▶ **The task**:
Only the number is wanted: tally the lines below that contain the word "this".

▶ **Records for processing**:

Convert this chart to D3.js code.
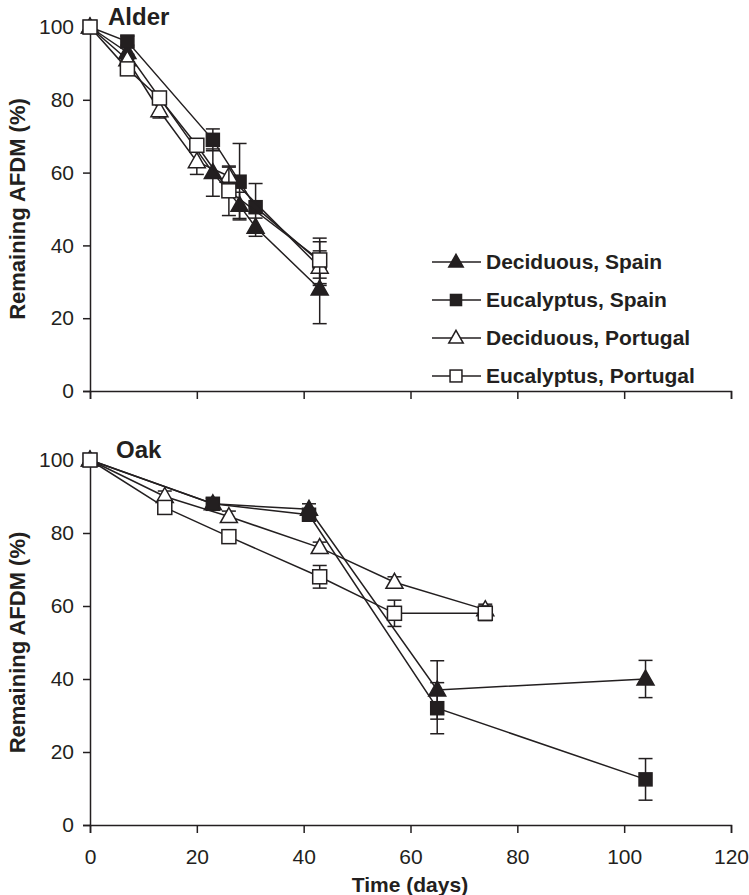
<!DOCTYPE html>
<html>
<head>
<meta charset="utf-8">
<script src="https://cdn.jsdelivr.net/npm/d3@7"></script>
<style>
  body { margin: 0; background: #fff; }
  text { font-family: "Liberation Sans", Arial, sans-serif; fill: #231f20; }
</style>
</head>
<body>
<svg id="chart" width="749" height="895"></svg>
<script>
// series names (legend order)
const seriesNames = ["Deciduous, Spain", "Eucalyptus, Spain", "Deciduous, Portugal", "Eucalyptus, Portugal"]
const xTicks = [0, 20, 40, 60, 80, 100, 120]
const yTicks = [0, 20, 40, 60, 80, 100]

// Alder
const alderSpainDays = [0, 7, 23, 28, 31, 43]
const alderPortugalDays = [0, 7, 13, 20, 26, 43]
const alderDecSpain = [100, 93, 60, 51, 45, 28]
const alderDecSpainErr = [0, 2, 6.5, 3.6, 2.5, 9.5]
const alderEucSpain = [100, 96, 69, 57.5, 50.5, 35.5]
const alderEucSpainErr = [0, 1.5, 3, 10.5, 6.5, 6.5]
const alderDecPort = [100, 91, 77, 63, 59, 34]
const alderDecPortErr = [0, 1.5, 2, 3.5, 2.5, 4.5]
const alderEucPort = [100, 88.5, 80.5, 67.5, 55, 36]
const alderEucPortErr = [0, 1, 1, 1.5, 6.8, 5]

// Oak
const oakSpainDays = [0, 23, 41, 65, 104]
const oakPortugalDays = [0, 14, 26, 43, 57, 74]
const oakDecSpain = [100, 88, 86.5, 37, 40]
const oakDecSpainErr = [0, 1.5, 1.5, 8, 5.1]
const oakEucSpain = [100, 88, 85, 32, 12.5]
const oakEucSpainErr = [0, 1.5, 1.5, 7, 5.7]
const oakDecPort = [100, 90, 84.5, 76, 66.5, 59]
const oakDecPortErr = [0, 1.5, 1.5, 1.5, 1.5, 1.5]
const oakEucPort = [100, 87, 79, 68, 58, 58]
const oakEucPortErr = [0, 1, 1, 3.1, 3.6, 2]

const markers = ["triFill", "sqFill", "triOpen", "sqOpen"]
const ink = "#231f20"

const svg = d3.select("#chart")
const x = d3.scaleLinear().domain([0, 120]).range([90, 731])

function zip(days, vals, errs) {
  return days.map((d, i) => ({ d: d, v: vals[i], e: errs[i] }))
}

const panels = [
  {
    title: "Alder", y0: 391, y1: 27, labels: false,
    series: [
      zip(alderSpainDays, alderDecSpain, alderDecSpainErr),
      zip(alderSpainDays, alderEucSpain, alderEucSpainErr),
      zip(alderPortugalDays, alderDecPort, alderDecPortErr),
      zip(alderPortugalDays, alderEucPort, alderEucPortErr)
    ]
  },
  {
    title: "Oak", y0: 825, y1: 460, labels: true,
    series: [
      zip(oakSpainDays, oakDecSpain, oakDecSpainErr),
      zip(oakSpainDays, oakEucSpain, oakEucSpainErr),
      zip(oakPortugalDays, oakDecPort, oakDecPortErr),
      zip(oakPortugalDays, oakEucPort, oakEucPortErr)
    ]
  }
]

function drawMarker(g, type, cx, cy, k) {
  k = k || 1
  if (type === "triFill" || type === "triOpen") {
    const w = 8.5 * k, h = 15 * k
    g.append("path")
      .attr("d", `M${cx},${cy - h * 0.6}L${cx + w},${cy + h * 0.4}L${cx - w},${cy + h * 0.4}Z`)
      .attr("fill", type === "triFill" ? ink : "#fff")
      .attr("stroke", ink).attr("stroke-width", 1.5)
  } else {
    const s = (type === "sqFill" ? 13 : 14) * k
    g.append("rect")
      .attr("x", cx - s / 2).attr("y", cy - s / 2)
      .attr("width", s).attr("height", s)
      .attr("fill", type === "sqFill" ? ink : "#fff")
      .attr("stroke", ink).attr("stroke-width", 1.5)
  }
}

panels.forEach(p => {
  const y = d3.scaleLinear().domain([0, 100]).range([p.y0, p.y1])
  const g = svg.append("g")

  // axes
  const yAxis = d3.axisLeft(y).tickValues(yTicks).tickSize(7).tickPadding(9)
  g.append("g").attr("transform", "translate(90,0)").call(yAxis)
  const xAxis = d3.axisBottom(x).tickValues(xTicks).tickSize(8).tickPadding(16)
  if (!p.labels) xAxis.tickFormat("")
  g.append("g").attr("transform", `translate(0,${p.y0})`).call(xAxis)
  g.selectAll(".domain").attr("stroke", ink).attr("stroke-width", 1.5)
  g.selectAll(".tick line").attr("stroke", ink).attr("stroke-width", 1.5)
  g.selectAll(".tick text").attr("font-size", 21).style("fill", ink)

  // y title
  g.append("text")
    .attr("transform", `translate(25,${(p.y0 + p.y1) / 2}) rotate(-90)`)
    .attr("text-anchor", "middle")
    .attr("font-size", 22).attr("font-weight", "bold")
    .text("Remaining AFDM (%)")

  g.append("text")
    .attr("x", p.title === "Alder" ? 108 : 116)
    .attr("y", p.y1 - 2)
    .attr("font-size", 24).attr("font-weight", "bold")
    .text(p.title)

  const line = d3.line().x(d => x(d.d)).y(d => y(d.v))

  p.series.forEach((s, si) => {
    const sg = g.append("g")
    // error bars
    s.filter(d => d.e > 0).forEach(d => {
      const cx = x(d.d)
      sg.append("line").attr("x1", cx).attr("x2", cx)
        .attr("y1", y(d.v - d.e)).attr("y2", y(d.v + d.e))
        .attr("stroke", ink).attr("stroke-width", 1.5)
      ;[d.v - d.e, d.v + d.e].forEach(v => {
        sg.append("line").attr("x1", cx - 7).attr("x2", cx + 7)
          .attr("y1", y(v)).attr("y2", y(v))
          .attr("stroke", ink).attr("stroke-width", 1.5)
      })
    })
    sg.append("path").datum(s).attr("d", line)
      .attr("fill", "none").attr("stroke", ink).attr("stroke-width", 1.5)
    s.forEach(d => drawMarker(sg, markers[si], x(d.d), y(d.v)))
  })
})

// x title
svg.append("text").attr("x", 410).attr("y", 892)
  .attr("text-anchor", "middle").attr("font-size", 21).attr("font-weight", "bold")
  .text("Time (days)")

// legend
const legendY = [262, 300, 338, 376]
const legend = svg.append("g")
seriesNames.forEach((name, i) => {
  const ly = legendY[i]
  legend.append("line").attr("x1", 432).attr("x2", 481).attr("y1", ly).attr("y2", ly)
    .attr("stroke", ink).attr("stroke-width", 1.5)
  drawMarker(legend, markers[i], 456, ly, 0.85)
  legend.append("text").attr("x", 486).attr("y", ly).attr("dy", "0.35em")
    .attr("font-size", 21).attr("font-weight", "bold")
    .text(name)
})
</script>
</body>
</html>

...

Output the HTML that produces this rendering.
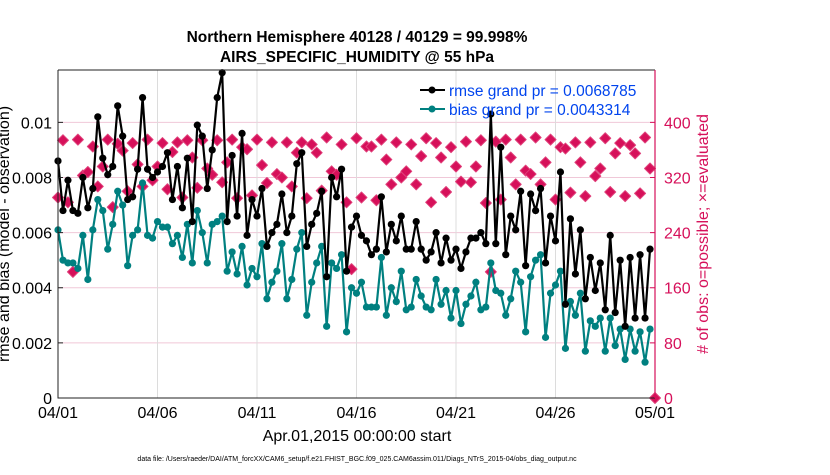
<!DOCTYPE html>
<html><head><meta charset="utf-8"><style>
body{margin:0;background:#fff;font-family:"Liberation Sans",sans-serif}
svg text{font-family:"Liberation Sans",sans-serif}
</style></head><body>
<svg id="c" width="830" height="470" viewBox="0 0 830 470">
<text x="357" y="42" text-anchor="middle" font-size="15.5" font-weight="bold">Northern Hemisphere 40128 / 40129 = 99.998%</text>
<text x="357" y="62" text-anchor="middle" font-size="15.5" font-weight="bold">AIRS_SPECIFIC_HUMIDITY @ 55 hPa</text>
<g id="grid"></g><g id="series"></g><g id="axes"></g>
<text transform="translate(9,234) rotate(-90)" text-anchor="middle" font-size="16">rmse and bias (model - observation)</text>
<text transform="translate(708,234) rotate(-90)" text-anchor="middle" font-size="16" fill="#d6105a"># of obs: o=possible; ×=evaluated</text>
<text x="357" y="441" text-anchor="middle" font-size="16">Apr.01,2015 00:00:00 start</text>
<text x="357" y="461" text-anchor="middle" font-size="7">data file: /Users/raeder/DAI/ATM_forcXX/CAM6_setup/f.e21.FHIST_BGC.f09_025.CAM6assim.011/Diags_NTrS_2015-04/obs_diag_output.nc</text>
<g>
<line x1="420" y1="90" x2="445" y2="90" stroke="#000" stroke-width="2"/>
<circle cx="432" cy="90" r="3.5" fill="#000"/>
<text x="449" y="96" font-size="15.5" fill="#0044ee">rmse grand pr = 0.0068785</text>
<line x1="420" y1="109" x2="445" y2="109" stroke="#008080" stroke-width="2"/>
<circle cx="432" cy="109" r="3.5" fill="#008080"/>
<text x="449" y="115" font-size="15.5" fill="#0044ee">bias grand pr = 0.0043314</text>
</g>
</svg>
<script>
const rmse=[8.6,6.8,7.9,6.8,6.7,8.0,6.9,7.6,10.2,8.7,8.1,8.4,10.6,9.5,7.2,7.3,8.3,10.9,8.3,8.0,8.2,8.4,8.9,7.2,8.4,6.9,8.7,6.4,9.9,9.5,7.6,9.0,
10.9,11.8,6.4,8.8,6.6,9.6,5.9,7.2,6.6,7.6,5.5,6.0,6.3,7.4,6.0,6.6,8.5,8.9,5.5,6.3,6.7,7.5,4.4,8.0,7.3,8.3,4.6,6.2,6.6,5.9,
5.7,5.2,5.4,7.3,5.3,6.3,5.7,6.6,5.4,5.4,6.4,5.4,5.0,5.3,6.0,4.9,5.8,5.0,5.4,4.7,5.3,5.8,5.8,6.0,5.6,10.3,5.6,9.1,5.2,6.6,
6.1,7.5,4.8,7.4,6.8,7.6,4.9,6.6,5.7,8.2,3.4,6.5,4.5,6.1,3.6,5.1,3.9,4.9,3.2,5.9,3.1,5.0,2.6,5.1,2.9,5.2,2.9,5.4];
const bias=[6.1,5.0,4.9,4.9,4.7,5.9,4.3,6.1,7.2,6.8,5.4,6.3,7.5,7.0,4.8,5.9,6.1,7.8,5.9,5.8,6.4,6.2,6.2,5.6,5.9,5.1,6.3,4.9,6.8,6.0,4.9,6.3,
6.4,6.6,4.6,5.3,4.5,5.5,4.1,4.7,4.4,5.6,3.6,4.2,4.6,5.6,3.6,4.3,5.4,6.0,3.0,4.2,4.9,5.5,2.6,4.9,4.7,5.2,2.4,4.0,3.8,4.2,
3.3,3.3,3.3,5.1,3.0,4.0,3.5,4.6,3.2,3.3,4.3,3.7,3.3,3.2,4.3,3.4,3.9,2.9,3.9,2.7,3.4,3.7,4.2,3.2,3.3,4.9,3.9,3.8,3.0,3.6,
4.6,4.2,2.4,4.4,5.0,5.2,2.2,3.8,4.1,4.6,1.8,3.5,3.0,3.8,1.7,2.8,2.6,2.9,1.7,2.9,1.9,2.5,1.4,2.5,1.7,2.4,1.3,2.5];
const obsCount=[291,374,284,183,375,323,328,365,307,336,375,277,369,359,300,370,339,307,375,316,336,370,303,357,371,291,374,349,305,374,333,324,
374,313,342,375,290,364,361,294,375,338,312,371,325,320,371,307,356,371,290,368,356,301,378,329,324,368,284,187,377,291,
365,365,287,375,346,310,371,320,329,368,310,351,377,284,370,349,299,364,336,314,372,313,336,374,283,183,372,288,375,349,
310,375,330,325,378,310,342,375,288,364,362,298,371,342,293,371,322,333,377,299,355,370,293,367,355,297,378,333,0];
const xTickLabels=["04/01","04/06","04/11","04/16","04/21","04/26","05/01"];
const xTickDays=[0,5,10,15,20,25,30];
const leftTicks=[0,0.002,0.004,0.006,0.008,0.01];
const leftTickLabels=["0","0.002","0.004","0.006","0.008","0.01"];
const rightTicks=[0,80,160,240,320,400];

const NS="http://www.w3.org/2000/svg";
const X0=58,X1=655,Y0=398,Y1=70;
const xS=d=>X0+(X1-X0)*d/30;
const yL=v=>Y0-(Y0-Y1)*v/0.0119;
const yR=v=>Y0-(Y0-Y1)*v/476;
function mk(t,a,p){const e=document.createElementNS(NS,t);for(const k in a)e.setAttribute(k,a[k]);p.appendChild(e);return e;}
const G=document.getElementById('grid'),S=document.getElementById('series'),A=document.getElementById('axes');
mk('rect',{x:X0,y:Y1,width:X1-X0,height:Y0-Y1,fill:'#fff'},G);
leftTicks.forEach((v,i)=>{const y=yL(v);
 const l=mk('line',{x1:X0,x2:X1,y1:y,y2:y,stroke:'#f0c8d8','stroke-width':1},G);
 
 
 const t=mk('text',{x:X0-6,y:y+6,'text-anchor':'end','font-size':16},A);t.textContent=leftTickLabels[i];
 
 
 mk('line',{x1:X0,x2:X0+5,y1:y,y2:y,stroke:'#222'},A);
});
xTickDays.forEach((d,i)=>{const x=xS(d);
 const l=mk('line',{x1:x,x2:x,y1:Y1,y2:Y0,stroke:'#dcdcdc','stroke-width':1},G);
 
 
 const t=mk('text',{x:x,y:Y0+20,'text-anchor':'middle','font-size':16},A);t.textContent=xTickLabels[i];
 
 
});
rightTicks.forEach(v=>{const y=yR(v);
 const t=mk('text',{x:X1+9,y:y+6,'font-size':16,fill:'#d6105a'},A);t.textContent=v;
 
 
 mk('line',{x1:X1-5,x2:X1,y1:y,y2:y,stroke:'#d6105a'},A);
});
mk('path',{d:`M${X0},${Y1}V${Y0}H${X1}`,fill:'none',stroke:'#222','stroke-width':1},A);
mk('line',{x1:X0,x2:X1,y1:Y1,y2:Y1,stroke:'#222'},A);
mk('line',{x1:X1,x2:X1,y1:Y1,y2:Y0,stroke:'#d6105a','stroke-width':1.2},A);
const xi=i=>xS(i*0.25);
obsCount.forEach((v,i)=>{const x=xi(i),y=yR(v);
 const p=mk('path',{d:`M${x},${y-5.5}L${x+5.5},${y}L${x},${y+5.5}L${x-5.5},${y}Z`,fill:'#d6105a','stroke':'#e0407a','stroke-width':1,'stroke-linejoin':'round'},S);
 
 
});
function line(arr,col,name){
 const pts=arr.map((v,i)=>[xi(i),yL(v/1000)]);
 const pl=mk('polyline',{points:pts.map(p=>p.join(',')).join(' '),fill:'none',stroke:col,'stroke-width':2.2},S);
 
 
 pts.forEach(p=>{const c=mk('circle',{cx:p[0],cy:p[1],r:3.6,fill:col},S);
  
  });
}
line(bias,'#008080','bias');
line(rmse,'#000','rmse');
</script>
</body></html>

▶ **Right answer**:
2